Chidambaram also outlined some factors to improve farm income – augmenting crop area by increasing irrigation and reclaiming wasteland, delivery of farm inputs, remunerative prices, and encouraging value added crops and farm-plus activities.
The finance minister, however, did not appear to be in favour of additional central aid to states, saying he was not sure of its size and that resource mobilisation could prove difficult.
"I doubt whether large outlays for sectors which require substantial funds can be channelised through additional central assistance," Chidambaram said of the proposal for the scheme, proposed as the Rashtriya Krishi Vikas Yojana.
According to the prime minister, there were substantial yield gaps in all states between actual production and the potential despite agro-climatic constraints and existing technologies.
"These yield-increase potentials vary from 40-100 percent. Increased production in the next three-to-four years can only come from bridging this yield gap or expanding area," he said.

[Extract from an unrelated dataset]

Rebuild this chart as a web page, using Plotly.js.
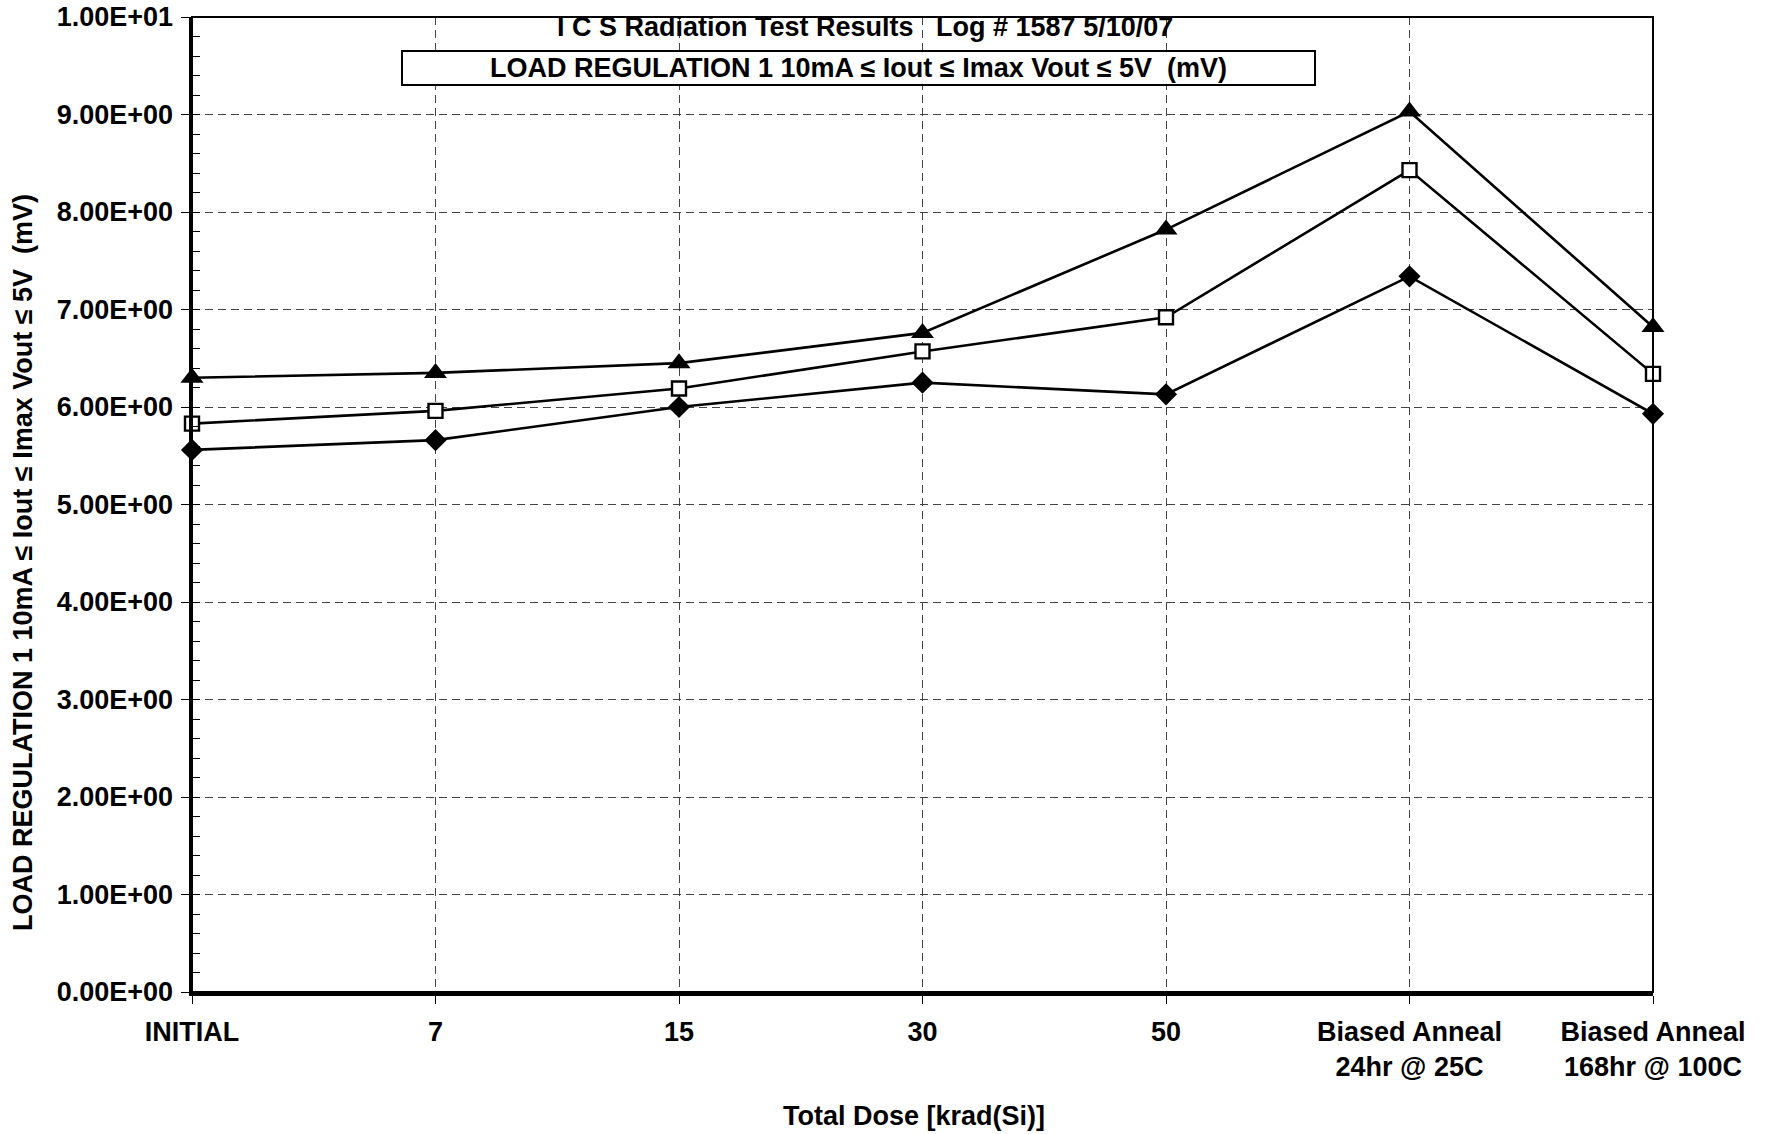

"The scope for area expansion is extremely limited, except for what can be done through increased cropping intensity via irrigation, hence, the need to focus on yield-gap reduction."
The prime minister said some measures had been taken in suicide prone districts, programmes launched for horticulture, rain-fed areas and fisheries and general fiscal allocations enhanced for the agriculture sector.
"The central government should devise ways of helping states which are willing to evolve such strategies."
The meeting of the full commission was earlier slotted for April 18. But it was deferred since the agriculture ministry and the plan panel first wanted to make separate presentations to the prime minister, the officials said.
Monday's meeting will be followed by a conference of the National Development Council (NDC) May 29 that will also be attended by all state chief ministers. The prime minister also intends to visit several states for support.